Austauschstudenten beruhigen ihre Eltern

„Austauschstudenten, die nach Wien zurückkehren, müssen ihre Eltern oft beruhigen“, erzählt Domenig. „Sie besitzen meist höheres Detailwissen und sind trotzdem oder gerade deswegen weniger aufgeregt.“ Viele der Studenten meinen, die Panikstimmung ihrer Familie wäre am Ort des Geschehens gar nicht aufgekommen.
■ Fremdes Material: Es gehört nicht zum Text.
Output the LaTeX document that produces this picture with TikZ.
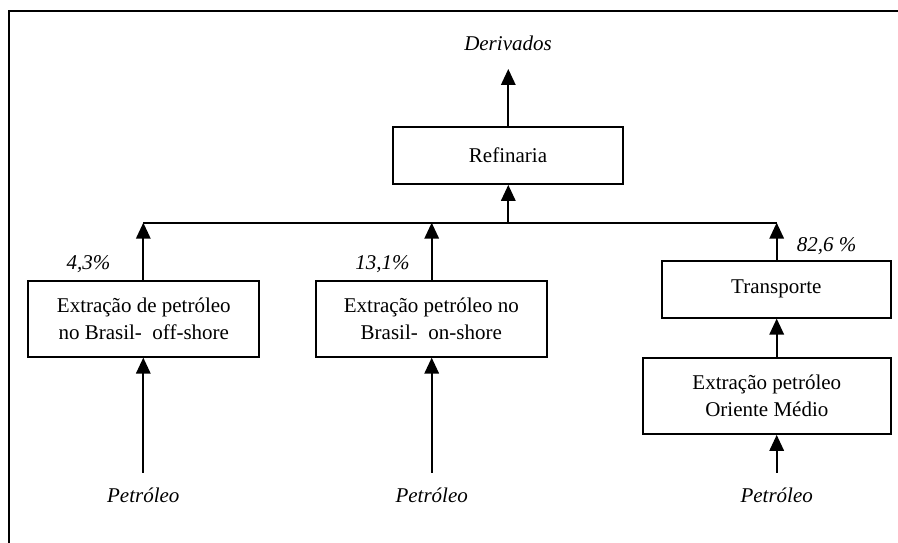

„Es gibt aber schon auch Medien, die emotionalisierter berichten. Diese richten ihr Hauptaugenmerk allerdings weniger auf die Atomreaktoren, sondern erzählen eher von Einzelschicksalen, die sich vor dem Hintergrund des Erdbebens selbst und des darauffolgenden Tsunamis abspielen.“ Auch die junge, mit Comics, Tamagotchis und den elektronischen Medien aufgewachsene Generation widmet sich in Blogs und Foren im Internet der Aufarbeitung von Ereignissen. Dabei wird dann sehr wohl übertrieben oder plakativer dargestellt – typisch jugendlich, meinen dazu die Älteren. Domenig räumt ein, dass die japanische Sprache allgemein in ihren Formulierungen viel Unbestimmtes beinhalte. In manchen Aussagen meinen Beobachter eine gewisse Unschärfe zu erkennen. Man meint, dass nicht immer alles auf den Punkt gebracht werde. Dies liege aber an der japanischen Sprachverwendung im Allgemeinen und betreffe nicht die aktuelle Berichterstattung im Besonderen. Bewusste Manipulation sei hier nicht zu verorten. So verstünden die Japaner ganz genau, was gemeint ist, wenn sie Formulierungen hören, wie „Man bemüht sich darum...“, „Es scheint so...“, „Dem Informationsstand zufolge...“, während solche Floskeln für uns schwammig und verklärend wirken mögen.

Domenig erklärt es an einem Beispiel: „Wenn ein Japaner hört, dass ,noch große Anstrengungen unternommen werden müssen‘, so weiß er genau, dass in der betreffenden Situation eine gewisse Unsicherheit herrscht. Nur für uns, die nicht wie Japaner bereits im Kindergarten darauf vorbereitet werden, wie man sich bei Erdbeben und Tsunamis verhält und dass die Voraussetzung für ein erfolgreiches Katastrophenmanagement eine gewisse Ruhe und Gelassenheit gepaart mit einer großen Portion Disziplin ist, wirken solche Aussagen zweideutig.“ Ein Japaner hört eindeutig heraus: keine Panik, aber auch kein Aufatmen – abwarten und aufmerksam die Situation verfolgen. Genau das ist die Stimmung, die wir seit über einer Woche im Reich der aufgehenden Sonne mitverfolgen.

Zur Person

Roland Domenig, geb. 1966 in Wien, ist Universitätsassistent am Institut für Ostasienwissenschaften/Japanologie der Universität Wien sowie Öffentlichkeits- und Sammlungsbeauftragter.

Seine Forschungsschwerpunkte sind Filmgeschichte, Populärkultur und Freizeitforschung. Er ist seit 1999 Präsident der Österreichischen Japangesellschaft für Wissenschaft und Kunst.